I think there’s considerably more value in having the human value function in an actual computer. More to the point, what I’m saying here is more that MIRI seems to have thought that getting such a function was (1) important for solving alignment, and (2) hard to get (for example because it was hard to extract human values from data). I tried to back this up with evidence in the post, and overall I still feel I succeeded, if you go through the footnotes and read the post carefully.
Your image isn’t displaying for me, but I assume it’s this one?
Yes. I’m not sure why the image isn’t loading. I tried to fix it, but I wasn’t able to. I asked LW admins/mods through the intercom about this.
I wouldn’t read too much into the word choice here, since I think it’s just trying to introduce the Russell quote, which is (again) explicitly about getting content into the AI’s goals, not about getting content into the AI’s beliefs.
Maybe you’re right. I’m just not convinced. I think the idea that Nate wasn’t talking about what I’m calling the value identification/value specification problem in that quote just isn’t a straightforward interpretation of the talk as a whole. I think Nate was actually talking about the idea of specifying human values, in the sense of value identification, as I defined and clarified above, and he also talked about the problem of getting the AI to actually maximize these values (separately from their specification). However, I do agree that he was not talking about getting content merely into the AI’s beliefs.
Some MIRI staff liked that essay at the time, so I don’t think it’s useless, but it’s not the best evidence: I wrote it not long after I first started learning about this whole ‘superintelligence risk’ thing, and I posted it before I’d ever worked at MIRI.
That’s fair. The main reason why I’m referencing it is because it’s what comes up when I google “The genie knows but doesn’t care”, which is a phrase that I saw referenced in this debate before. I don’t know if your essay is the source of the phrase or whether you just titled it that, but I thought it was worth adding a paragraph of clarification about how I interpret that essay, and I’m glad to see you mostly agree with my interpretation.
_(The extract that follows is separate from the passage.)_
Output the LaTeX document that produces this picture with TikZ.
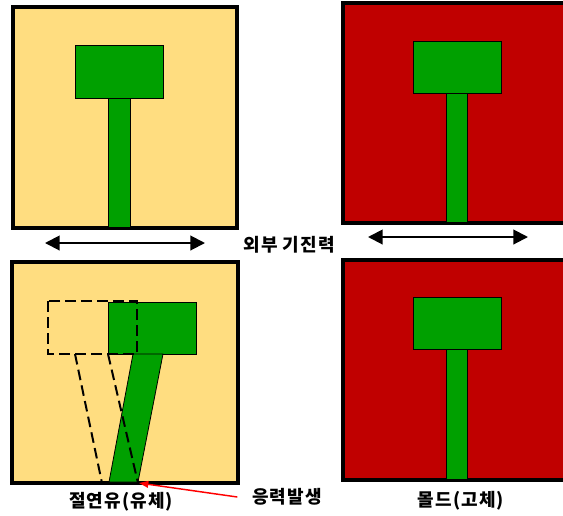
\documentclass[tikz,border=0pt]{standalone}
\usepackage{fontspec}
\newfontfamily\kofont[LetterSpace=6]{Noto Sans CJK KR}
\usepackage{tikz}
\usetikzlibrary{arrows.meta,positioning}
\definecolor{oil}{HTML}{FFDD80}
\definecolor{mold}{HTML}{C00000}
\definecolor{pin}{HTML}{00A000}
\tikzset{
oilbox/.style={
draw,
line width=2.8pt,
fill=oil
},
moldbox/.style={
draw,
line width=2.8pt,
fill=mold
},
part/.style={
draw,
line width=0.6pt,
fill=pin
},
ghost/.style={
draw,
line width=1.5pt,
dash pattern=on 8pt off 4pt
},
txt/.style={
font=\kofont\bfseries\fontsize{13.5}{15}\selectfont,
inner sep=0pt
},
shake/.style={
{Triangle[length=11pt,width=11pt]}-{Triangle[length=11pt,width=11pt]},
line width=1.5pt
},
stressarrow/.style={
-{Triangle[length=7pt,width=5pt]},
red,
line width=1.1pt
}
}
\begin{document}
\begin{tikzpicture}[x=0.75pt,y=-0.75pt]
\useasboundingbox (0,0) rectangle (563,515);
\clip (0,0) rectangle (563,515);

% fluid, at rest
\draw[oilbox] (13,7) rectangle (237,228);
\draw[part] (75,45) rectangle (163,98);
\draw[part] (108,98) rectangle (130,227);

% mold, at rest
\draw[moldbox] (343,3) rectangle (580,223);
\draw[part] (413,41) rectangle (501,93);
\draw[part] (446,93) rectangle (467,222);

% excitation
\coordinate (l1) at (45,243);
\coordinate (r1) at (205,243);
\draw[shake] (l1) -- (r1);
\node[txt] (force) at (289,245) {외부 기진력};
\coordinate (l2) at (368,237);
\coordinate (r2) at (528,237);
\draw[shake] (l2) -- (r2);

% fluid, shaken
\draw[oilbox] (12,262) rectangle (238,483);
\draw[part] (108,302) rectangle (196,354);
\draw[part] (133,354) -- (163,354) -- (138,482) -- (109,482) -- cycle;
\draw[ghost] (48,301) rectangle (137,354);
\draw[ghost] (75,354) -- (102,483);
\draw[ghost] (108,354) -- (138,483);
\coordinate (tip) at (139,483);

% mold, shaken
\draw[moldbox] (343,260) rectangle (580,480);
\draw[part] (413,297) rectangle (501,349);
\draw[part] (446,349) rectangle (467,479);

% labels
\node[txt] (oil) at (121,502) {절연유(유체)};
\node[txt,anchor=west] (stress) at (252,497) {응력발생};
\node[txt] (moldlbl) at (461,501) {몰드(고체)};
\draw[stressarrow] ([xshift=-11pt]stress.west) -- (tip);
\end{tikzpicture}
\end{document}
- Rob Bensinger 6 Oct 2023 2:03 UTC
  LW: 13 AF: 7
  4
  AF Parent
  The main thing I’m claiming is that MIRI said it would be hard to specify (for example, write into a computer) an explicit function that reflects the human value function with high fidelity, in the sense that judgements from this function about the value of outcomes fairly accurately reflect the judgements of ordinary humans. I think this is simply a distinct concept from the idea of getting an AI to understand human values.
  The key difference is the transparency and legibility of how the values are represented: if you solve the problem of value specification/value identification, that means you have an actual function that can tell you the value of any outcome. If you get an AI that merely understands human values, you can’t necessarily use the AI to determine the value of any outcome, because, for example, the AI might lie to you, or simply stay silent.
  Ah, this is helpful clarification! Thanks. :)
  I don’t think MIRI ever considered this an important part of the alignment problem, and I don’t think we expect humanity to solve lots of the alignment problem as a result of having such a tool; but I think I better understand now why you think this is importantly different from “AI ever gets good at NLP at all”.
  don’t know if your essay is the source of the phrase or whether you just titled it
  I think I came up with that particular phrase (though not the idea, of course).
  - Matthew Barnett 8 Oct 2023 23:05 UTC
    LW: 3 AF: 1
    0
    AF Parent
    I don’t think MIRI ever considered this an important part of the alignment problem, and I don’t think we expect humanity to solve lots of the alignment problem as a result of having such a tool
    If you don’t think MIRI ever considered coming up with an “explicit function that reflects the human value function with high fidelity” to be “an important part of the alignment problem”, can you explain this passage from the Arbital page on The problem of fully updated deference?
    One way to look at the central problem of value identification in superintelligence is that we’d ideally want some function that takes a complete but purely physical description of the universe, and spits out our true intended notion of value V in all its glory. Since superintelligences would probably be pretty darned good at collecting data and guessing the empirical state of the universe, this probably solves the whole problem.
    This is not the same problem as writing down our true V by hand. The minimum algorithmic complexity of a meta-utility function ΔU which outputs V after updating on all available evidence, seems plausibly much lower than the minimum algorithmic complexity for writing V down directly. But as of 2017, nobody has yet floated any formal proposal for a ΔU of this sort which has not been immediately shot down.
    Eliezer (who I assume is the author) appears to say in the first paragraph that solving the problem of value identification for superintelligences would “probably [solve] the whole problem”, and by “whole problem” I assume he’s probably referring to what he saw as an important part of the alignment problem (maybe not though?)
    He referred to the problem of value identification as getting “some function that takes a complete but purely physical description of the universe, and spits out our true intended notion of value V in all its glory.” This seems to be very similar to my definition, albeit with the caveat that my definition isn’t about revealing “V in all its glory” but rather, is more about revealing V at the level that an ordinary human is capable of revealing V.
    Unless the sole problem here is that we absolutely need our function that reveals V to be ~perfect, then I think this quote from the Arbital page directly supports my interpretation, and overall supports the thesis in my post pretty strongly (even if I’m wrong about a few minor details).